MPs Mary Grigg (National) and Mary Dreaver (Labour) banged benches in Parliament and set off on a recruitment drive to all corners of the nation.
By the time the WLS was disbanded, of 4,290 applications, 2711 land girls had been placed on farms, and many hundreds of others unofficially served on family land. More than 400 other applicants were turned down because they were already in essential occupations.
Conditions, and attitudes of host farmers, varied greatly.
Bardsley was told the story of one 17-year-old who travelled from Wellington by train, alighting at 3am in a small town in the King Country, with a man waiting in the shadows on the platform, followed by a 30 mile drive down a metal road "way out in the wops".
"She found he had a nasty temper and was a brute with the animals. She managed to get to a neighbour and to leave."
Perhaps inevitably, with men and young land girls living and working from isolated farmhouses, or even unlined corrugated iron whares, babies were born.
But in her interviews with 130 former land girls for her book, Bardsley also heard many stories of lifelong friendships made, and women's lives changed forever.
"Several women gave up their university education. Many left careers or did not embark on what they had planned, as five years of land service had changed lives and circumstances. Some were bitten by the land bug and never returned to city life."
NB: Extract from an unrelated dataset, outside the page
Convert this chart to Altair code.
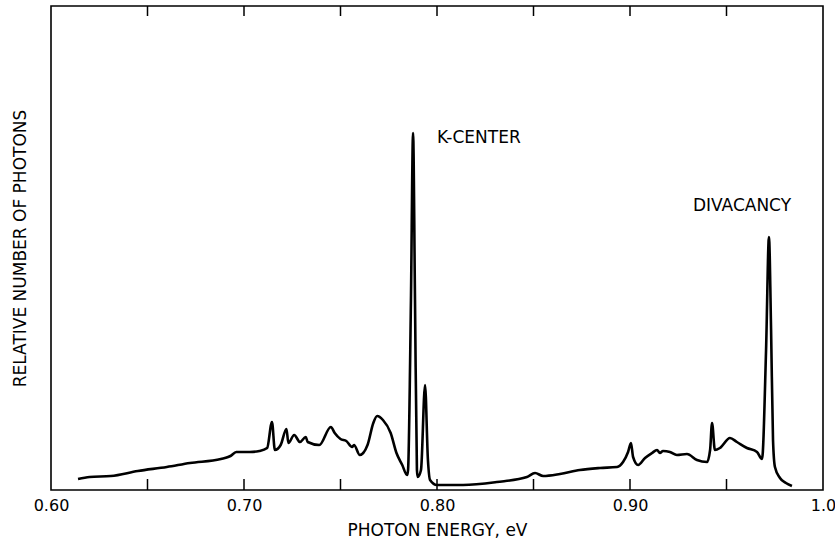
import altair as alt
import pandas as pd

# Photon energy (eV) and relative number of photons (arbitrary units)
energy = [0.614, 0.620, 0.631, 0.645, 0.660, 0.672, 0.688, 0.693, 0.696, 0.703,
          0.708, 0.712, 0.7145, 0.716, 0.719, 0.722, 0.723, 0.726, 0.729, 0.732,
          0.733, 0.739, 0.745, 0.747, 0.750, 0.753, 0.756, 0.757, 0.760, 0.764,
          0.767, 0.769, 0.772, 0.776, 0.779, 0.782, 0.7845, 0.785, 0.7865, 0.7876,
          0.7886, 0.7896, 0.790, 0.7917, 0.7938, 0.7953, 0.7964, 0.800, 0.8135, 0.831,
          0.8466, 0.8508, 0.855, 0.8637, 0.874, 0.8845, 0.8933, 0.8964, 0.899, 0.9005,
          0.9016, 0.9042, 0.9078, 0.9114, 0.914, 0.9155, 0.9171, 0.9207, 0.9243, 0.9295,
          0.9347, 0.9399, 0.9415, 0.9425, 0.944, 0.9466, 0.9518, 0.9554, 0.9606, 0.9658,
          0.9684, 0.9705, 0.972, 0.9731, 0.9741, 0.9751, 0.9777, 0.9808, 0.9839]
photons = [11, 13, 14, 19, 23, 27, 31, 34, 38, 38,
           39, 42, 68, 40, 45, 61, 47, 55, 48, 53,
           48, 45, 63, 57, 51, 49, 43, 45, 35, 45,
           67, 74, 70, 57, 37, 25, 15, 20, 190, 357,
           190, 20, 13, 20, 105, 30, 10, 5, 5, 8,
           13, 17, 14, 16, 20, 22, 23, 28, 38, 47,
           33, 25, 32, 37, 40, 37, 39, 38, 35, 36,
           30, 28, 40, 67, 40, 42, 52, 48, 42, 38,
           31, 140, 253, 160, 50, 23, 12, 7, 4]

tick_values = [0.65, 0.70, 0.75, 0.80, 0.85, 0.90, 0.95]
label_values = [0.6, 0.7, 0.8, 0.9, 1.0]

ann_text = ["K-CENTER", "DIVACANCY"]
ann_x = [0.800, 0.9326]
ann_y = [352, 284]

FONT = "DejaVu Sans"

df = pd.DataFrame({"energy": energy, "photons": photons})
ticks = pd.DataFrame({"t": tick_values})
ann = pd.DataFrame({"text": ann_text, "x": ann_x, "y": ann_y})

xscale = alt.Scale(domain=[0.6, 1.0], nice=False, zero=False)
yscale = alt.Scale(domain=[0, 484], nice=False, zero=True)

line = alt.Chart(df).mark_line(color="black", strokeWidth=2.6, interpolate="monotone").encode(
    x=alt.X("energy:Q", scale=xscale,
            axis=alt.Axis(title="PHOTON ENERGY, eV", values=label_values,
                          labelExpr="datum.value == 1 ? '1.0' : format(datum.value, '.2f')",
                          ticks=False, domain=False, grid=False, labelFlush=False,
                          labelPadding=7, titlePadding=9,
                          labelFont=FONT, labelFontSize=16, labelColor="black",
                          titleFont=FONT, titleFontSize=17, titleFontWeight="normal",
                          titleColor="black")),
    y=alt.Y("photons:Q", scale=yscale,
            axis=alt.Axis(title="RELATIVE NUMBER OF PHOTONS", labels=False, ticks=False,
                          domain=False, grid=False, titlePadding=22,
                          titleFont=FONT, titleFontSize=17, titleFontWeight="normal",
                          titleColor="black")),
)

bottom_ticks = alt.Chart(ticks).mark_rule(color="black", strokeWidth=1.5).encode(
    x=alt.X("t:Q", scale=xscale), y=alt.value(484), y2=alt.value(473))
top_ticks = alt.Chart(ticks).mark_rule(color="black", strokeWidth=1.5).encode(
    x=alt.X("t:Q", scale=xscale), y=alt.value(0), y2=alt.value(10))

labels = alt.Chart(ann).mark_text(align="left", baseline="middle", font=FONT,
                                  fontSize=17, color="black").encode(
    x=alt.X("x:Q", scale=xscale), y=alt.Y("y:Q", scale=yscale), text="text:N")

chart = alt.layer(line, bottom_ticks, top_ticks, labels).properties(
    width=772, height=484,
    autosize=alt.AutoSizeParams(type="none"),
    padding={"left": 51, "top": 6, "right": 12, "bottom": 59},
    background="white",
).configure_view(stroke="black", strokeWidth=1.6)

chart.save("out.html", embed_options={"renderer": "svg", "actions": False})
One WLS recruit, Ruth Atchison, had this to say about Gwen Robinson, one of two Wanganui girls who came to work on a farm in a remote part of Taranaki:
"Gwen was an only child, and she was the most delightfully novice land girl. She didn't know a chook from a rooster. She had to be taught all the basics like how to milk a cow, ride a horse and work a dog – and she was great fun."
"When I look back I realise how hard it must have been for her…from the middle of a city to the true backblocks. No electricity, just steep hills and more steep hills. We had two girls who just couldn't cope – the long days, the isolation and the animals were too much."
"We land girls had to be prepared to do anything," Atchison said.
"To shoot or knife a wild pig or cut a sheep's throat, as we could easily be five miles or more from the house. The wild pigs would come down and eat lambs, so they had to be dealt with."
Bardsley found it interesting – and telling – that despite all the servicemen being overseas, and trucks and other equipment commandeered for the war effort leaving many farms to do the bulk of field work with horses, output of all production went up – sheep, dairy, wool, pork, poultry.
The Women's Land Service was disbanded in April 1946.
They were not invited to march in the end-of-war parades with other service organisations, and instead of the gratuities that were expected when the fighting was over, the land girls received brief thank-you letters, directing them to return their uniforms and working clothes.
Small badges and a certificate to former land girls were finally given out in 2002. But those land girls who were still alive then were sad that small recognition was never extended to the families of WLS members who had died since the war.
When Bardsley travelled the country in the late 1990s to research her book, she found more than a few of the women had carried on working the land in their own right, and were highly successful and well-regarded farmers.
That was a source of admiration and some envy from farmers' wives overseas, her book noted.
As former land girl Dianna Wanklyn told her: "They wished they could be out on the farm making responsible decisions and working beside their husbands as we do. They could hardly understand how I came to hold national office in a stud breeding organisation."
Lady Elworthy said wider family members of former land girls, especially the next generation, were "so proud of what their mothers, their grandmothers, their aunts had achieved.
"They may not have been out on the tractor again, but they could understand the economics of it, the business side of farming. It strengthened New Zealand agriculture."
• Blessing of the Women's Land Service memorial bronze plaque and seat, 11am Sunday 18 October, Rongomaraeroa Peace Walk, 143 Timaunga Road, Maungati District South Canterbury, followed by picnic, wartime songs and displays.